Michaelis master's in fine art student Ruth Sacks is patiently explaining that she works with a wealth of concepts and objects - text pieces, photographs, print outs - rather than producing static works destined for museums, collections or walls.
"Some artists are craft-based and need to make something with their hands. For me, the concept is important."
It was her concept for a Human Rights Day statement that won her the coveted 2006 ABSA L'Atelier award. Sacks hired a plane to write "Don't Panic" across the sky. On exhibition was the video footage capturing the event.
Her award includes a sojourn in Paris to study at the Cité Internationale des Arts, as well as airfare, a
She's delighted. Some of the best conceptual artists in the world are to be found in Paris.
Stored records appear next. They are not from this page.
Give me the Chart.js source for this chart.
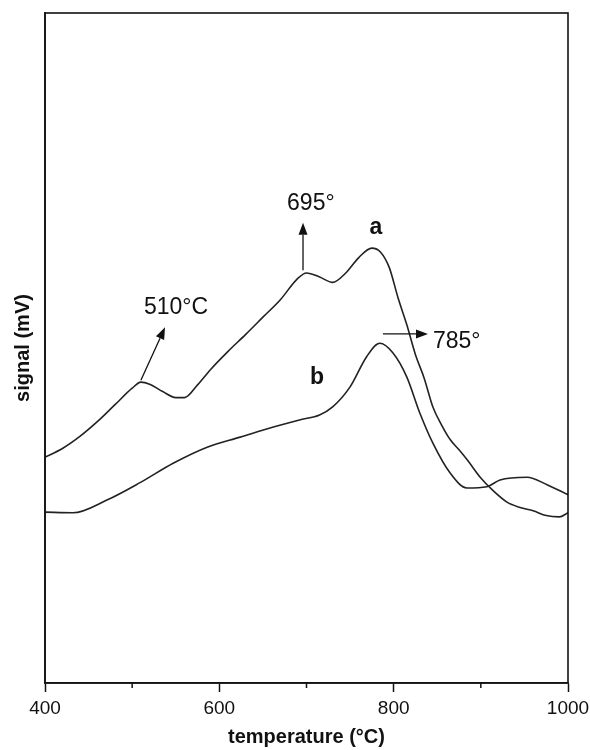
<!DOCTYPE html>
<html>
<head>
<meta charset="utf-8">
<script src="https://cdn.jsdelivr.net/npm/chart.js@4.4.0/dist/chart.umd.min.js"></script>
<style>
  html, body { margin: 0; padding: 0; background: #fff; }
  #wrap { width: 590px; height: 750px; }
</style>
</head>
<body>
<div id="wrap"><canvas id="c" width="590" height="750"></canvas></div>
<script>
// Temperature (°C) and signal (arbitrary)
const tempA = [400,420,440,460,480,500,510,520,535,550,560,575,590,610,630,650,670,690,700,715,730,745,760,775,785,795,805,815,825,835,845,855,865,875,885,900,915,930,945,960,975,990,1000];
const signalA = [33.7,35.0,36.8,39.0,41.5,44.0,44.9,44.6,43.5,42.6,42.6,44.5,46.8,49.5,52.0,54.6,57.2,60.4,61.2,60.6,59.8,61.2,63.5,64.9,64.3,62.0,57.5,53.5,49.0,45.5,41.2,38.5,36.3,34.8,33.2,30.6,28.6,27.0,26.2,25.7,25.0,24.8,25.4];

const tempB = [400,432,471,509,547,586,624,662,693,715,730,750,769,784,799,815,830,845,865,884,907,922,953,976,1000];
const signalB = [25.5,25.4,27.3,29.9,32.8,35.2,36.7,38.2,39.3,40.0,41.2,44.2,48.7,50.7,49.3,45.7,40.3,35.8,31.3,29.1,29.3,30.3,30.7,29.6,28.1];

const xTicks = [400,600,800,1000];
const xMinorTicks = [500,700,900];

// Annotations in data coordinates
const arrows = [
  { from: [510, 45.2], to: [537.7, 53.1] },
  { from: [696, 61.6], to: [696, 68.7] },
  { from: [787.7, 52.1], to: [839.4, 52.1] }
];
const labels = [
  { text: '510°C', at: [550.3, 56.0], bold: false, align: 'center' },
  { text: '695°', at: [705, 71.6], bold: false, align: 'center' },
  { text: 'a', at: [779.7, 67.9], bold: true, align: 'center' },
  { text: 'b', at: [712, 45.5], bold: true, align: 'center' },
  { text: '785°', at: [845, 50.9], bold: false, align: 'left' }
];

const FONT = '"Liberation Sans", Arial, sans-serif';

const toXY = (xs, ys) => xs.map((x, i) => ({ x: x, y: ys[i] }));

const annoPlugin = {
  id: 'anno',
  afterDatasetsDraw(chart) {
    const { ctx, chartArea: ca, scales: { x, y } } = chart;
    ctx.save();
    // frame
    ctx.strokeStyle = '#111';
    ctx.lineWidth = 1.6;
    ctx.strokeRect(ca.left, ca.top, ca.right - ca.left, ca.bottom - ca.top);
    // minor ticks
    ctx.lineWidth = 1.5;
    xMinorTicks.forEach(t => {
      const px = x.getPixelForValue(t);
      ctx.beginPath(); ctx.moveTo(px, ca.bottom); ctx.lineTo(px, ca.bottom + 5); ctx.stroke();
    });
    // arrows
    ctx.strokeStyle = '#111';
    ctx.fillStyle = '#111';
    ctx.lineWidth = 1.3;
    arrows.forEach(a => {
      const x1 = x.getPixelForValue(a.from[0]), y1 = y.getPixelForValue(a.from[1]);
      const x2 = x.getPixelForValue(a.to[0]), y2 = y.getPixelForValue(a.to[1]);
      const ang = Math.atan2(y2 - y1, x2 - x1);
      const hl = 12, hw = 4.5;
      const bx = x2 - hl * Math.cos(ang), by = y2 - hl * Math.sin(ang);
      ctx.beginPath(); ctx.moveTo(x1, y1); ctx.lineTo(bx, by); ctx.stroke();
      ctx.beginPath();
      ctx.moveTo(x2, y2);
      ctx.lineTo(bx + hw * Math.sin(ang), by - hw * Math.cos(ang));
      ctx.lineTo(bx - hw * Math.sin(ang), by + hw * Math.cos(ang));
      ctx.closePath(); ctx.fill();
    });
    // labels
    ctx.textBaseline = 'middle';
    labels.forEach(l => {
      ctx.font = (l.bold ? 'bold ' : '') + '23px ' + FONT;
      ctx.textAlign = l.align;
      ctx.fillText(l.text, x.getPixelForValue(l.at[0]), y.getPixelForValue(l.at[1]));
    });
    ctx.restore();
  }
};

new Chart(document.getElementById('c'), {
  type: 'line',
  data: {
    datasets: [
      { label: 'a', data: toXY(tempA, signalA), borderColor: '#222', borderWidth: 1.6, pointRadius: 0, cubicInterpolationMode: 'monotone', fill: false },
      { label: 'b', data: toXY(tempB, signalB), borderColor: '#222', borderWidth: 1.6, pointRadius: 0, cubicInterpolationMode: 'monotone', fill: false }
    ]
  },
  options: {
    responsive: false,
    animation: false,
    layout: { padding: { top: 13, right: 22, left: 0, bottom: 0 } },
    plugins: { legend: { display: false }, tooltip: { enabled: false } },
    scales: {
      x: {
        type: 'linear',
        min: 400, max: 1000,
        afterBuildTicks: s => { s.ticks = xTicks.map(v => ({ value: v })); },
        afterFit: s => { s.height = 67; s.paddingRight = 0; s.paddingLeft = 0; },
        ticks: { color: '#111', font: { family: FONT, size: 19 }, padding: 5, maxRotation: 0, autoSkip: false, callback: v => String(v) },
        grid: { drawOnChartArea: false, drawTicks: true, tickLength: 9, tickWidth: 1.5, tickColor: '#111' },
        border: { display: true, color: '#111', width: 1.6 },
        title: { display: true, text: 'temperature (°C)', color: '#111', font: { family: FONT, size: 20, weight: 'bold' }, padding: { top: 2, bottom: 1 } }
      },
      y: {
        type: 'linear',
        min: 0, max: 100,
        afterFit: s => { s.width = 45; },
        ticks: { display: false },
        grid: { display: false },
        border: { display: true, color: '#444', width: 2 },
        title: { display: true, text: 'signal (mV)', color: '#111', font: { family: FONT, size: 20, weight: 'bold' }, padding: { top: 11, bottom: 0 } }
      }
    }
  },
  plugins: [annoPlugin]
});
</script>
</body>
</html>
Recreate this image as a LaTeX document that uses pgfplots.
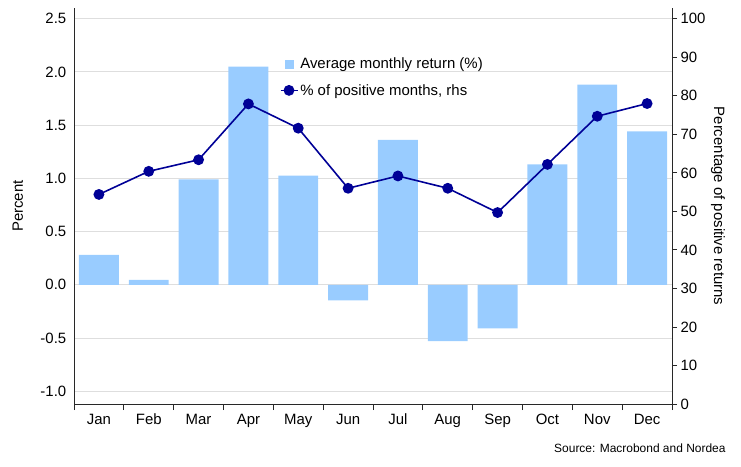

There is a strong performance element in her work; things that are staged without there being a stage or actor. She cites the occasion she arranged for a couch to be tipped off a cliff in Hout Bay.
"The event itself is important."
After a year she will push it out to sea ("All biodegradable elements,' she adds) and erect a bronze plaque to mark the occasion.
In Turin she once glued slipslops to the ground in public spaces, the work intended to provoke comment on everyday life.
"The medium changes according to the idea I wish to communicate."
Sacks is also one of six artists invited by the Sunday Times to produce an artwork to celebrate prominent citizens. She is creating a monument to Cissy Gool at the Cape Town City Hall. Gool was the first coloured woman to graduate from UCT, with a master's degree in 1933. She then completed her LLB and was admitted to the Supreme Court as an advocate in 1962. A tireless campaigner against social injustice and racism, she was detained in terms of the State of Emergency at the age of 63 and held in solitary confinement. She died three years later.
There are two large-scale exhibitions Sacks is looking forward to participating in this year: one in Luanda and another in the Canary Islands, a site-specific work at an old laundry.
"Something like that," she smiles, concepts uncurling in her imagination.
She's also working on a book, I'll Stop Believing in You If You Stop Believing In Me, a catalogue of an exhibition that may or may not exist in real life. One contributor claims to be infiltrating Internet sex chat lines and documenting his experiences.
"We can't tell if he's doing it or not,' Sacks says.